# Given exercise
Make an exact copy of the lines, leaving the pictures out.

-----

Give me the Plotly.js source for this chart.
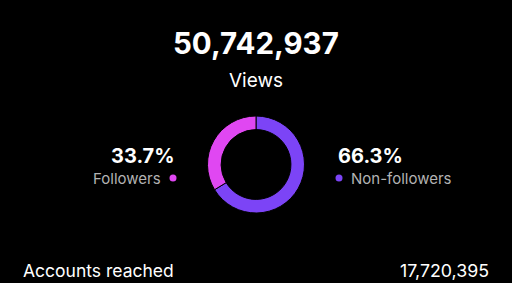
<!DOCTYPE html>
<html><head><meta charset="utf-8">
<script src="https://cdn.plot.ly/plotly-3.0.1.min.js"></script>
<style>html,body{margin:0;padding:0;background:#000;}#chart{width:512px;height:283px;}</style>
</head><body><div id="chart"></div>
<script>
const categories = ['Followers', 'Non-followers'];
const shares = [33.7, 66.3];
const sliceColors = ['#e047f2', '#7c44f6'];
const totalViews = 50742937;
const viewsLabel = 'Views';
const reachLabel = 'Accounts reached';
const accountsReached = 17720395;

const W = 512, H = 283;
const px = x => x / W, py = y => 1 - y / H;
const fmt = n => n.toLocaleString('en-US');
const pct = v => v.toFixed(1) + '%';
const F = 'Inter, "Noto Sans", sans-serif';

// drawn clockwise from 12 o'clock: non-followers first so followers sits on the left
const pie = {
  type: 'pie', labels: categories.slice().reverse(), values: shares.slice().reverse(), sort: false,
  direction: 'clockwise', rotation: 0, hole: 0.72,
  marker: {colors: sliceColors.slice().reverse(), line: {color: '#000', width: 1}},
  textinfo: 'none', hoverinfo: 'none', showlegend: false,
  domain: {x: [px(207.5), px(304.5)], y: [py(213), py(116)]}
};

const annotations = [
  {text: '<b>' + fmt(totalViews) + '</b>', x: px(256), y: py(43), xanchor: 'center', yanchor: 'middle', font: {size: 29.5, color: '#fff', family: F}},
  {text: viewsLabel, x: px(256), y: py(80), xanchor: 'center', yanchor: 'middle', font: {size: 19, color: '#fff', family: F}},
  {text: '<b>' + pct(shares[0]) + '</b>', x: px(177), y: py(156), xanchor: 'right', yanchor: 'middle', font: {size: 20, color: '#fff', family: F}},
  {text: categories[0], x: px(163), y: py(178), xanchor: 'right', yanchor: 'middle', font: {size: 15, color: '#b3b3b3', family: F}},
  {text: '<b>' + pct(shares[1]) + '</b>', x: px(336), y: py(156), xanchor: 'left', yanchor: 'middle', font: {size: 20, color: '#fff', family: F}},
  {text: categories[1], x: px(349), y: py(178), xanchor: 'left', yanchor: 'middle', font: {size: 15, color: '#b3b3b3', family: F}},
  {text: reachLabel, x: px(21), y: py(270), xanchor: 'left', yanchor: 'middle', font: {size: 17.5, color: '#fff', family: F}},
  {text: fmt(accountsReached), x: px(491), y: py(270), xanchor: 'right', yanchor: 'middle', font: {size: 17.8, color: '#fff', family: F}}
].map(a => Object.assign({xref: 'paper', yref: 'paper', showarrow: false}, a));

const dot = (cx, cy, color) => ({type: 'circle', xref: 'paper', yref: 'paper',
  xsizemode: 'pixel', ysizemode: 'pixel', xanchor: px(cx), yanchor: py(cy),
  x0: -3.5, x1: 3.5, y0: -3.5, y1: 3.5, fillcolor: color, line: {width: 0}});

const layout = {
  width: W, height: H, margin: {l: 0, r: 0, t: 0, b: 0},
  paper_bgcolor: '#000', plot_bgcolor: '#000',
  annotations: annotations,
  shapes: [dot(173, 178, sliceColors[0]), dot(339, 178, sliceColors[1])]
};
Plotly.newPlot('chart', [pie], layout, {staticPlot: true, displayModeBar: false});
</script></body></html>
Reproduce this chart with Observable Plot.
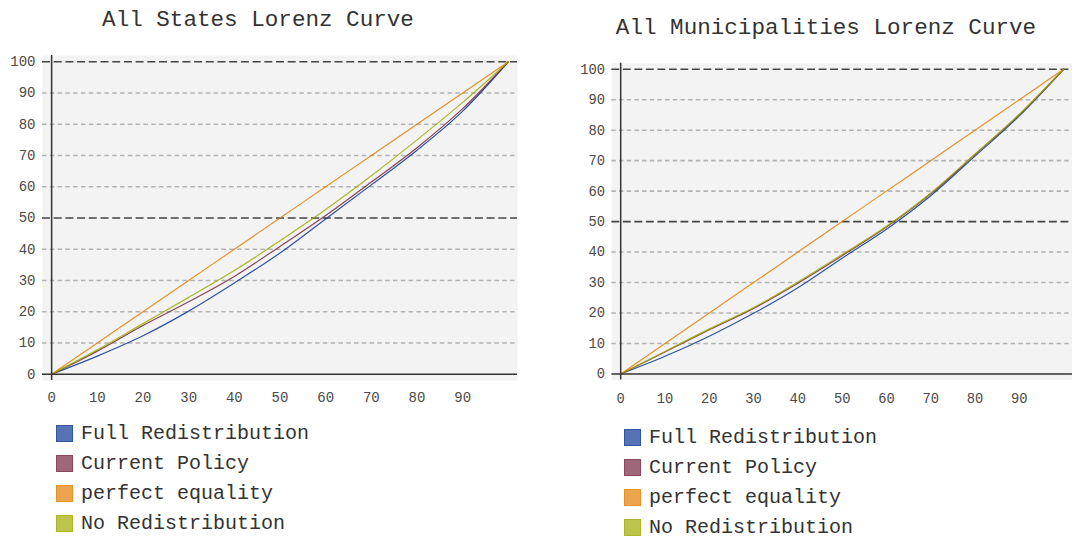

-----

# Result of this task
Give me the Plotly.js source for this chart.
<!DOCTYPE html>
<html><head><meta charset="utf-8">
<script src="https://cdn.plot.ly/plotly-3.0.1.min.js"></script>
<style>html,body{margin:0;padding:0;background:#000;}#chart{width:512px;height:283px;}</style>
</head><body><div id="chart"></div>
<script>
const categories = ['Followers', 'Non-followers'];
const shares = [33.7, 66.3];
const sliceColors = ['#e047f2', '#7c44f6'];
const totalViews = 50742937;
const viewsLabel = 'Views';
const reachLabel = 'Accounts reached';
const accountsReached = 17720395;

const W = 512, H = 283;
const px = x => x / W, py = y => 1 - y / H;
const fmt = n => n.toLocaleString('en-US');
const pct = v => v.toFixed(1) + '%';
const F = 'Inter, "Noto Sans", sans-serif';

// drawn clockwise from 12 o'clock: non-followers first so followers sits on the left
const pie = {
  type: 'pie', labels: categories.slice().reverse(), values: shares.slice().reverse(), sort: false,
  direction: 'clockwise', rotation: 0, hole: 0.72,
  marker: {colors: sliceColors.slice().reverse(), line: {color: '#000', width: 1}},
  textinfo: 'none', hoverinfo: 'none', showlegend: false,
  domain: {x: [px(207.5), px(304.5)], y: [py(213), py(116)]}
};

const annotations = [
  {text: '<b>' + fmt(totalViews) + '</b>', x: px(256), y: py(43), xanchor: 'center', yanchor: 'middle', font: {size: 29.5, color: '#fff', family: F}},
  {text: viewsLabel, x: px(256), y: py(80), xanchor: 'center', yanchor: 'middle', font: {size: 19, color: '#fff', family: F}},
  {text: '<b>' + pct(shares[0]) + '</b>', x: px(177), y: py(156), xanchor: 'right', yanchor: 'middle', font: {size: 20, color: '#fff', family: F}},
  {text: categories[0], x: px(163), y: py(178), xanchor: 'right', yanchor: 'middle', font: {size: 15, color: '#b3b3b3', family: F}},
  {text: '<b>' + pct(shares[1]) + '</b>', x: px(336), y: py(156), xanchor: 'left', yanchor: 'middle', font: {size: 20, color: '#fff', family: F}},
  {text: categories[1], x: px(349), y: py(178), xanchor: 'left', yanchor: 'middle', font: {size: 15, color: '#b3b3b3', family: F}},
  {text: reachLabel, x: px(21), y: py(270), xanchor: 'left', yanchor: 'middle', font: {size: 17.5, color: '#fff', family: F}},
  {text: fmt(accountsReached), x: px(491), y: py(270), xanchor: 'right', yanchor: 'middle', font: {size: 17.8, color: '#fff', family: F}}
].map(a => Object.assign({xref: 'paper', yref: 'paper', showarrow: false}, a));

const dot = (cx, cy, color) => ({type: 'circle', xref: 'paper', yref: 'paper',
  xsizemode: 'pixel', ysizemode: 'pixel', xanchor: px(cx), yanchor: py(cy),
  x0: -3.5, x1: 3.5, y0: -3.5, y1: 3.5, fillcolor: color, line: {width: 0}});

const layout = {
  width: W, height: H, margin: {l: 0, r: 0, t: 0, b: 0},
  paper_bgcolor: '#000', plot_bgcolor: '#000',
  annotations: annotations,
  shapes: [dot(173, 178, sliceColors[0]), dot(339, 178, sliceColors[1])]
};
Plotly.newPlot('chart', [pie], layout, {staticPlot: true, displayModeBar: false});
</script></body></html>
Reproduce this chart with Observable Plot.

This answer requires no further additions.